Notre approche volontariste a été soutenue par le Parlement, y compris par des membres de votre groupe. En particulier, les pouvoirs de supervision de l'AMF sur les marchés financiers de matières premières agricoles ont été renforcés. Des limites de position ont été introduites sur les instruments financiers dont le sous-jacent est une matière première agricole. Ces limites permettent de s'assurer que les acteurs n'occupent pas sur le marché une position telle qu'ils auraient un impact important sur le cours des matières premières.

Les participants à ce marché des dérivés agricoles devront faire un reporting quotidien à l'AMF, afin qu'elle puisse s'assurer que les limites de position ne sont pas atteintes ou dépassées. Les banques intervenant sur ce marché ne pourront en outre pas détenir de stocks physiques de la matière première agricole sous-jacente dans le but d'influencer les marchés.

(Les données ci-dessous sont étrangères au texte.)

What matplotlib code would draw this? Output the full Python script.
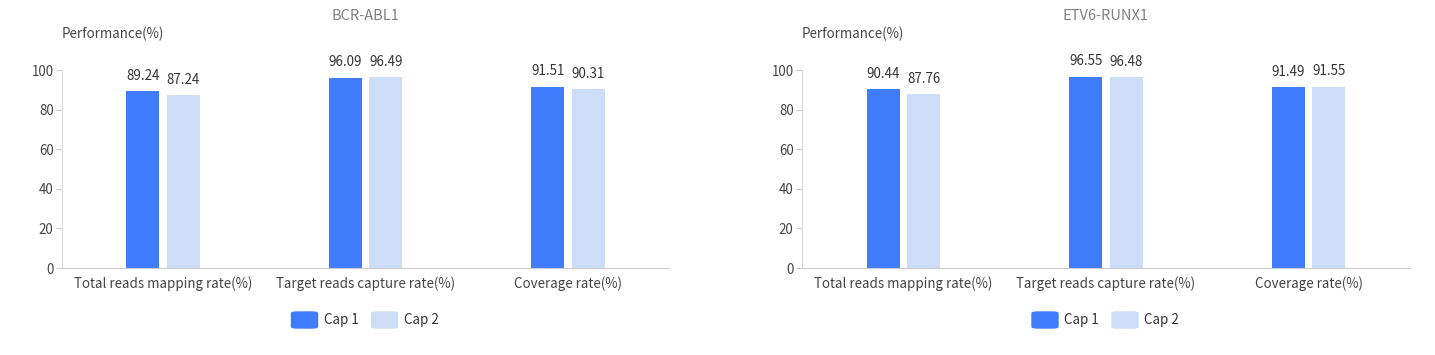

Par souci de cohérence, l'AMF a préféré attendre de connaître les standards techniques proposés au niveau de l'Union européenne concernant la méthodologie de calcul des limites de position et des modalités dereporting, évitant ainsi, autant que possible, de mettre en place un dispositif qui aurait dû être modifié profondément par la suite. C'est pourquoi elle a lancé sa consultation le 22 décembre, quelques jours seulement après que les standards techniques eurent été rendus publics.

Sur l'interdiction des fonds spéculatifs, la loi bancaire ne prévoit pas d'encadrement ad hoc des négociations sur les parts d'ETF, ou exchange-traded funds. Cependant, en tout état de cause, les ETF qui entendent répliquer les marchés des matières premières agricoles doivent prendre des positions sur le marché dérivé et se retrouvent donc dans le champ d'application de la loi bancaire. L'interdiction pure et simple de ces fonds n'aurait d'impact que si elle était décidée au niveau européen.

Enfin, en ce domaine comme dans d'autres, le Gouvernement marque son volontarisme. Je signale à votre attention, s'agissant d'un problème différent mais parallèle, l'adoption à l'Assemblée nationale de la proposition de loi relative au devoir de vigilance des sociétés mères et des entreprises donneuses d'ordre, plus connue sous le nom de « proposition de loi Potier », qui responsabilise les entreprises et les donneurs d'ordre quant à l'utilisation de la main-d'œuvre dans les pays d'Asie du Sud-Est, notamment.(Applaudissements sur les travées du groupe socialiste, ainsi que sur certaines travées du RDSE.)